The two became instant friends, along with their families. Oh, did I mention that Carol and John had children and spouses at the time they met? A major roadblock? No. More like a speed bump.
At first Carol had somewhat disturbed by her feelings for John. She said, “I didn’t admit to anyone how I felt. To even think about it was disruptive and disloyal.” At first John tried to deny his feelings for Carol; then he tried to ignore them. But how can one ignore feelings when they seemed so perfect for each other?
In the shower one day, Carol had an epiphany: “Why am I being punished? Why did someone throw him in my path when I can’t have him?” Those darn meddlesome vows! Why do they always take the fun out of life?
One day, with his feelings running amok, John confessed his love to Carol. Carol did the same to John. But where could they go from there?
John deftly summarized their dilemma: They could either succumb to their feelings and destroy their marriages, or bury their feelings and live dishonest lives. As he put it, “Pain or more pain.” And, by golly, in the battle between feelings and fidelity, feelings won by a knockout.
Now in case the reader is starting to have some negative thoughts about Carol, she makes it clear that this attraction was not just some tawdry affair: “The part that’s hard for people to believe is we didn’t have an affair. I didn’t want to sneak around and sleep with him on the side. I wanted to get up and read the paper with him.” Oh, I get it. It wasn’t sex; it was news.
Eventually, John moved out of his house, leaving his wife and three children behind. Sure, they were shocked and deeply hurt, but as John put it, “I did a terrible thing as honorably as I could.” I guess if you can destroy your family honorably, then it’s not so bad. Carol also broke the news to her family. Whether she did it cruelly or honorably is unknown. Either way, I assume it did not go over well.
This is not to say that they didn’t worry about the effect their romance would have on their children. When John showed some concern for the kids, Carol would reassure him: “I would say the kids are going to be great, and we’ll spend the rest of our lives making it so.” Of course. They can teach them the importance of commitment, integrity, discipline, selflessness, fidelity, and other virtues that make the good life possible. Sure they can.
Once the families were dumped, Carol had another epiphany: “I came to realize it wasn’t a punishment, it was a gift. But I had to earn it. Were we brave enough to hold hands and jump?” Somehow the word brave just doesn’t seem right here, does it?

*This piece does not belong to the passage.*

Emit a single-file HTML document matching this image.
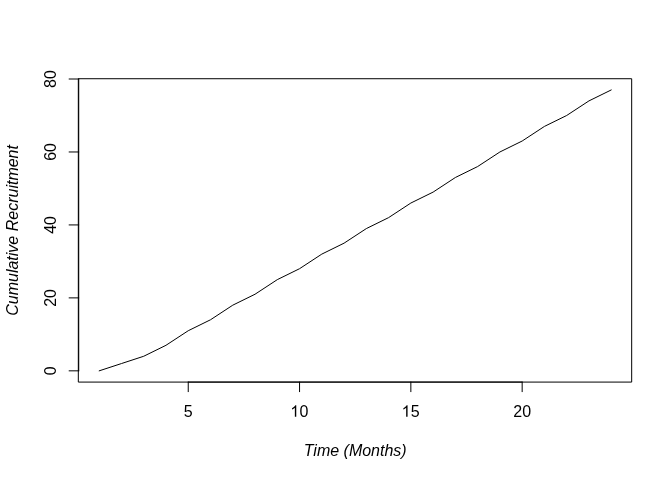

In 2009, while they waited for the final divorces, Carol and John moved in together. One can imagine them breathing heavily as they passionately read the paper to each other.
On December 11, 2010, Carol and John were married at the city clerk’s office in New York. I’m sure it was lovely.
And what will Carol’s children think about their mother? She is confident: “My kids are going to look at me and know that I am flawed and not perfect, but also deeply in love. We’re going to have a big, noisy, rich life, with more love and more people in it.” Then she added, “This is life. This is how it goes.” Right.
(Hey, don’t blame me. I told you not to eat before reading this.)
(Information for this article was taken from Devan Sipher, of The New York Times, writing on December 19, 2010.)